The Mississippi Supreme Court on Friday rejected a Republican primary challenge by former U.S. Senate candidate Chris McDaniel, possibly ending his legal effort to overturn the June result that he alleged was stolen by incumbent U.S. Senator Thad Cochran.
In a split decision, justices affirmed a lower court ruling dismissing McDaniel's case, saying he filed it after the statutory deadline.
"While we disagree with the majority, since there was no deadline in the statute to file a challenge, we are glad the Supreme Court finally ruled so Mississippi conservatives can move forward into 2015," McDaniel's campaign attorney, Mitch Tyner, said in a statement.
Mississippi law allows a candidate 20 days after a statewide primary election to contest the results. McDaniel, a Tea Party-backed candidate who ran a fierce campaign, filed his challenge 41 days afterward.

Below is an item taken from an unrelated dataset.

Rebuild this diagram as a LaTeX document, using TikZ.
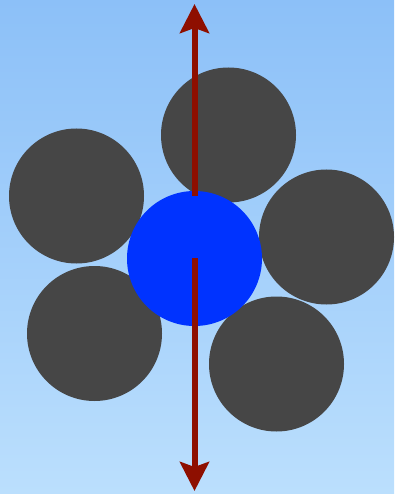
\documentclass[tikz,border=0pt]{standalone}
\usetikzlibrary{arrows.meta}
\definecolor{bgtop}{HTML}{8CC0F8}
\definecolor{bgbot}{HTML}{BBDFFD}
\definecolor{ball}{HTML}{464646}
\definecolor{core}{HTML}{0033FF}
\definecolor{arr}{HTML}{8E0F00}
\begin{document}
\begin{tikzpicture}[x=1pt,y=-1pt,
  ballstyle/.style={circle,fill=ball,minimum size=135pt,inner sep=0pt},
  corestyle/.style={circle,fill=core,minimum size=135pt,inner sep=0pt},
  arrstyle/.style={draw=arr,line width=6pt,-{Stealth[length=29pt,width=29pt,inset=5pt]}}]
\shade[top color=bgtop,bottom color=bgbot] (0,0) rectangle (394,494);
\useasboundingbox (0,0) rectangle (394,494);
\node[ballstyle] (t) at (228.5,135) {};
\node[ballstyle] (l) at (76.5,196) {};
\node[ballstyle] (r) at (326.5,237) {};
\node[ballstyle] (bl) at (94.5,333.5) {};
\node[ballstyle] (br) at (276.5,364) {};
\node[corestyle] (c) at (194.5,258.5) {};
\coordinate (us) at (194.5,196);
\coordinate (ue) at (194.5,4);
\coordinate (ds) at (194.5,258);
\coordinate (de) at (194.5,491);
\draw[arrstyle] (us) -- (ue);
\draw[arrstyle] (ds) -- (de);
\end{tikzpicture}
\end{document}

McDaniel argued the deadline no longer mattered because the courts had already considered a 2004 election challenge filed 34 days after a primary, but the justices disagreed.
"We are not persuaded by his argument," Justice Leslie D. King wrote in the 30-page order. He was joined in his opinion by three other justices.
Two justices dissented, including Josiah Dennis Coleman, who called McDaniel's charges "too substantial and material" to be constrained by the deadline and said he would have reversed the lower court's decision.
"Today's ruling by Mississippi's highest court brings an end to the challenge of the primary runoff election and reconfirms the voters' choice of Thad Cochran as the Republican nominee for U.S. Senate," according to a statement by lawyers representing the Cochran campaign.
The decision comes four months after the June 24 primary runoff that McDaniel lost to Cochran by roughly 7,700 votes.
McDaniel refused to concede, claiming that Cochran encouraged voter fraud and that thousands of ballots had been improperly cast by Democrats, mostly African-Americans, or mishandled by county election officials.
His campaign appealed to the state's high court after a circuit court judge, determining his lawyers had taken too long to file an initial complaint with the state Republican Party, dismissed the claim last month.
Cochran's campaign had maintained that McDaniel's challenge was without merit and said that Cochran was focused on the Nov. 4 general election.